Merujuk pernyataan KH. Achmad Siddiq, Peletak Dasar  Khitthah NU: “Nahdlatul Ulama menerima Pancasila menurut bunyi dan makna yang terkandung dalam Undang-Undang 1945 (bil lafdhi wal ma’nal murad), dengan rasa tanggung jawab dan tawakkal kepada Allah.”

NKRI dalam Perspektif NU
Demokrasi di era reformasi telah membuka seluas-luasnya pintu kebebasan. Bahkan kebebesan yang menjurus pada tindakan makar terhadap negara pun leluasa bergerak. Semisal eksistensi Hizbut Tahrir yang jelas-jelas mengagendakan penggulingan negara (tasallum zimam al-hukm).

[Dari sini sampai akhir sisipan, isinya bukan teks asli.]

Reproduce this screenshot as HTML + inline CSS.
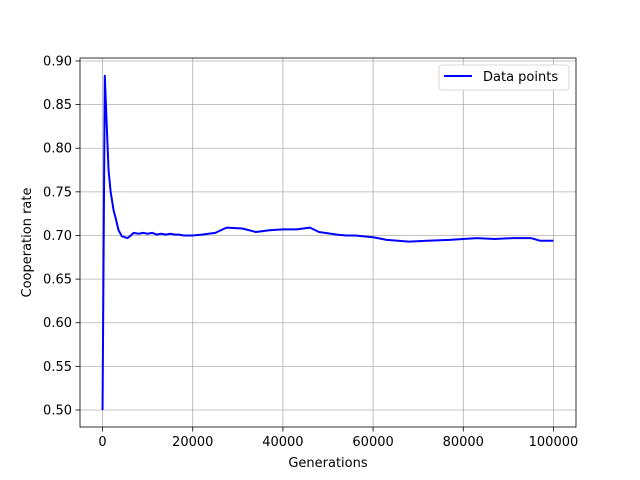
<!DOCTYPE html>
<html><head><meta charset="utf-8"><style>body{margin:0;background:#fff}svg{display:block;font-family:"DejaVu Sans","Liberation Sans",sans-serif}</style></head>
<body>
<svg id="c" width="640" height="480"></svg>
<script>
const gens=[0,500,900,1330,1800,2440,3000,3550,4300,5540,6300,6870,8000,9000,10000,11000,12000,13000,14000,15000,16000,17000,18000,20000,22000,25000,27500,31000,34000,37000,40000,43000,46000,48000,52000,54000,56000,60000,63000,68000,72000,77000,80000,83000,87000,91000,95000,97000,100000];
const rates=[0.5,0.883,0.83,0.775,0.75,0.729,0.718,0.706,0.699,0.697,0.700,0.703,0.702,0.703,0.702,0.703,0.701,0.702,0.701,0.702,0.701,0.701,0.700,0.700,0.701,0.703,0.709,0.708,0.704,0.706,0.707,0.707,0.709,0.704,0.701,0.700,0.700,0.698,0.695,0.693,0.694,0.695,0.696,0.697,0.696,0.697,0.697,0.694,0.694];
const xTicks=[0,20000,40000,60000,80000,100000];
const yTicks=[0.50,0.55,0.60,0.65,0.70,0.75,0.80,0.85,0.90];
const L=80,R=576,T=58,B=427;
const x=v=>L+(v+5000)/110000*(R-L);
const y=v=>B-(v-0.4805)/(0.9034-0.4805)*(B-T);
const s=document.getElementById('c');const NS='http://www.w3.org/2000/svg';
function el(t,a,p){const e=document.createElementNS(NS,t);for(const k in a)e.setAttribute(k,a[k]);(p||s).appendChild(e);return e;}
xTicks.forEach(v=>{const g=el('line',{x1:x(v),x2:x(v),y1:T,y2:B,stroke:'#b0b0b0','stroke-width':0.8});

el('line',{x1:x(v),x2:x(v),y1:B,y2:B+4.5,stroke:'#000','stroke-width':0.8});
const t=el('text',{x:x(v),y:B+19,'font-size':13,'text-anchor':'middle'});t.textContent=v;
});
yTicks.forEach(v=>{const g=el('line',{x1:L,x2:R,y1:y(v),y2:y(v),stroke:'#b0b0b0','stroke-width':0.8});

el('line',{x1:L-4.5,x2:L,y1:y(v),y2:y(v),stroke:'#000','stroke-width':0.8});
const t=el('text',{x:L-8,y:y(v)+4.5,'font-size':13,'text-anchor':'end'});t.textContent=v.toFixed(2);
});
const p=el('polyline',{points:gens.map((g,i)=>x(g)+','+y(rates[i])).join(' '),fill:'none',stroke:'#0000ff','stroke-width':2,'stroke-linejoin':'round'});

const f=el('rect',{x:L,y:T,width:R-L,height:B-T,fill:'none',stroke:'#000','stroke-width':0.8});

const xl=el('text',{x:(L+R)/2,y:467,'font-size':13,'text-anchor':'middle'});xl.textContent='Generations';

const yl=el('text',{x:0,y:0,'font-size':13,'text-anchor':'middle',transform:`translate(31,${(T+B)/2}) rotate(-90)`});yl.textContent='Cooperation rate';

const lg=el('g',{});
el('rect',{x:439,y:65,width:130,height:25,rx:3,fill:'#fff',stroke:'#ccc','stroke-width':0.8},lg);
el('line',{x1:444,x2:472,y1:76,y2:76,stroke:'#0000ff','stroke-width':2},lg);
const lt=el('text',{x:483,y:81,'font-size':13},lg);lt.textContent='Data points';

</script>
</body></html>
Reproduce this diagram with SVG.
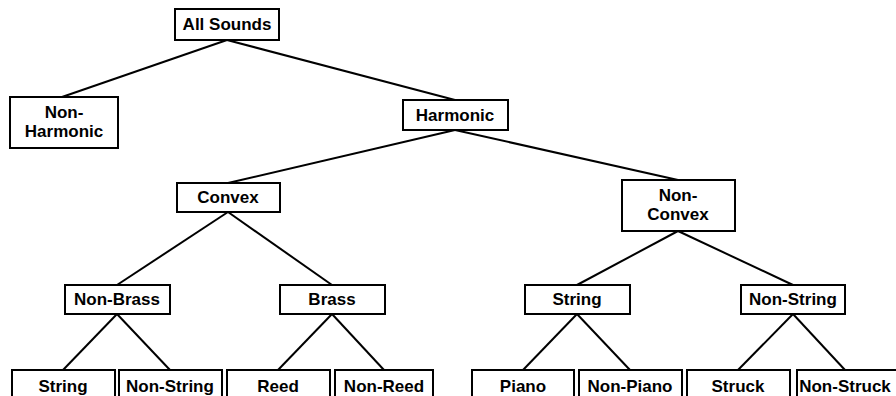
<svg xmlns="http://www.w3.org/2000/svg" width="896" height="396" viewBox="0 0 896 396">
<style>
rect{fill:#fff;stroke:#000;stroke-width:2}
text{font-family:"Liberation Sans",Arial,sans-serif;font-weight:bold;font-size:17px;text-anchor:middle;fill:#000}
#edges line{stroke:#000;stroke-width:2}
</style>
<rect x="0" y="0" width="896" height="396" style="stroke:none"/>
<g id="edges">
<line x1="227" y1="40" x2="62" y2="97"/>
<line x1="227" y1="40" x2="455" y2="100"/>
<line x1="455" y1="130" x2="228" y2="183"/>
<line x1="455" y1="130" x2="678" y2="180"/>
<line x1="228" y1="212" x2="117" y2="285"/>
<line x1="228" y1="212" x2="332" y2="285"/>
<line x1="678" y1="231" x2="577" y2="285"/>
<line x1="678" y1="231" x2="793" y2="285"/>
<line x1="117" y1="314" x2="63" y2="370"/>
<line x1="117" y1="314" x2="170" y2="370"/>
<line x1="332" y1="314" x2="278" y2="370"/>
<line x1="332" y1="314" x2="384" y2="370"/>
<line x1="577" y1="314" x2="523" y2="370"/>
<line x1="577" y1="314" x2="630" y2="370"/>
<line x1="793" y1="314" x2="738" y2="370"/>
<line x1="793" y1="314" x2="845" y2="370"/>
</g>
<g id="all-sounds"><rect x="175" y="9" width="104" height="31"/><text x="227" y="30">All Sounds</text></g>
<g id="non-harmonic"><rect x="10" y="97" width="108" height="51"/><text x="64" y="118">Non-</text><text x="64" y="137">Harmonic</text></g>
<g id="harmonic"><rect x="403" y="100" width="105" height="30"/><text x="455" y="121">Harmonic</text></g>
<g id="convex"><rect x="177" y="183" width="103" height="29"/><text x="228" y="203">Convex</text></g>
<g id="non-convex"><rect x="622" y="180" width="113" height="51"/><text x="678" y="201">Non-</text><text x="678" y="220">Convex</text></g>
<g id="non-brass"><rect x="65" y="285" width="105" height="29"/><text x="117" y="305">Non-Brass</text></g>
<g id="brass"><rect x="280" y="285" width="105" height="29"/><text x="332" y="305">Brass</text></g>
<g id="string"><rect x="525" y="285" width="105" height="29"/><text x="577" y="305">String</text></g>
<g id="non-string"><rect x="741" y="285" width="104" height="29"/><text x="793" y="305">Non-String</text></g>
<g id="string-2"><rect x="12" y="370" width="103" height="40"/><text x="63" y="392">String</text></g>
<g id="non-string-2"><rect x="119" y="370" width="103" height="40"/><text x="170" y="392">Non-String</text></g>
<g id="reed"><rect x="227" y="370" width="103" height="40"/><text x="278" y="392">Reed</text></g>
<g id="non-reed"><rect x="335" y="370" width="98" height="40"/><text x="384" y="392">Non-Reed</text></g>
<g id="piano"><rect x="472" y="370" width="102" height="40"/><text x="523" y="392">Piano</text></g>
<g id="non-piano"><rect x="579" y="370" width="103" height="40"/><text x="630" y="392">Non-Piano</text></g>
<g id="struck"><rect x="687" y="370" width="103" height="40"/><text x="738" y="392">Struck</text></g>
<g id="non-struck"><rect x="797" y="370" width="103" height="40"/><text x="845" y="392">Non-Struck</text></g>
</svg>
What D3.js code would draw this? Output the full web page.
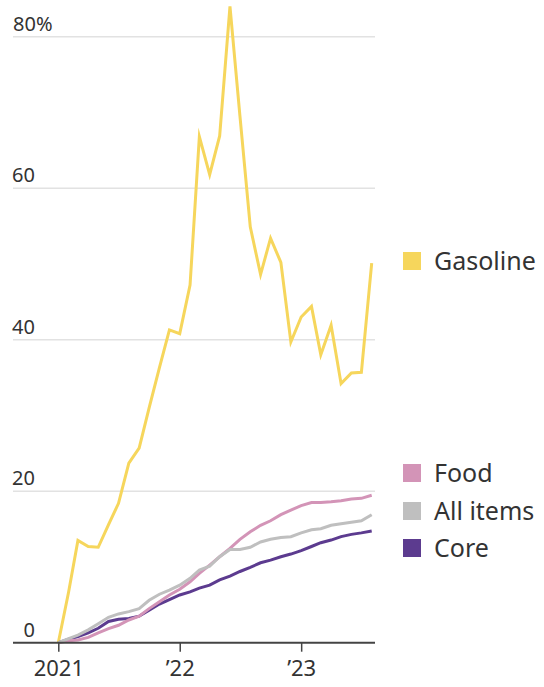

Namun bagi NU, NKRI (Negara Kesatuan Republik Indonesia) merupakan upaya final dari perjuangan seluruh penduduk Indonesia–termasuk umat Islam di dalamnya– dalam mendirikan negara. NKRI adalah negara yang sah menurut hukum Islam, yang menjadi wadah berkiprah melaksanakan dakwah yang akomodatif dan selektif, serta bertaqwa sesempurna mungkin, tidak usah mencari atau membuat negara yang baru.
Bahkan merujuk Resolusi Jihad 22 Oktober 1945, mempertahankan dan menegakkan NKRI menurut hukum Agama Islam adalah wajib, termasuk sebagai satu kewajiban bagi tiap-tiap muslim, dan jihad fi sabilillah.Karena itu, NU mempunyai tanggung jawab terhadap kehidupan kebangsaan dan kenegaraan, baik dahulu, sekarang, maupun masa mendatang.
3.Pengembangan Teori Dakwah
Dakwah merupakan tugas bagi setiap umat Islam yang dalam menjalaninya tidaklah semudah membalikan telapak tangan. Di lapangan begitu banyak persoalan dan tantangan. Mulai dari masalah ketidaktahuan umat terhadap syari’at hingga perselisihan antar umat Islam dan antar umat beragama. Disamping itu, saat ini zaman telah berkembang sedemikian rupa. Perkembangan budaya, ekonomi, pemerintahan, dan teknologi yang tumbuh begitu pesat. Bila dakwah Islam tak mampu mengikuti perkembangan zaman, tak menutup kemungkinan ia hanya akan terdampar di musieum peradaban. Dakwah hanya akan menjadi wacana dan kenangan semata, tanpa memperlihatkan pengaruhnya bagi umat dan dunia.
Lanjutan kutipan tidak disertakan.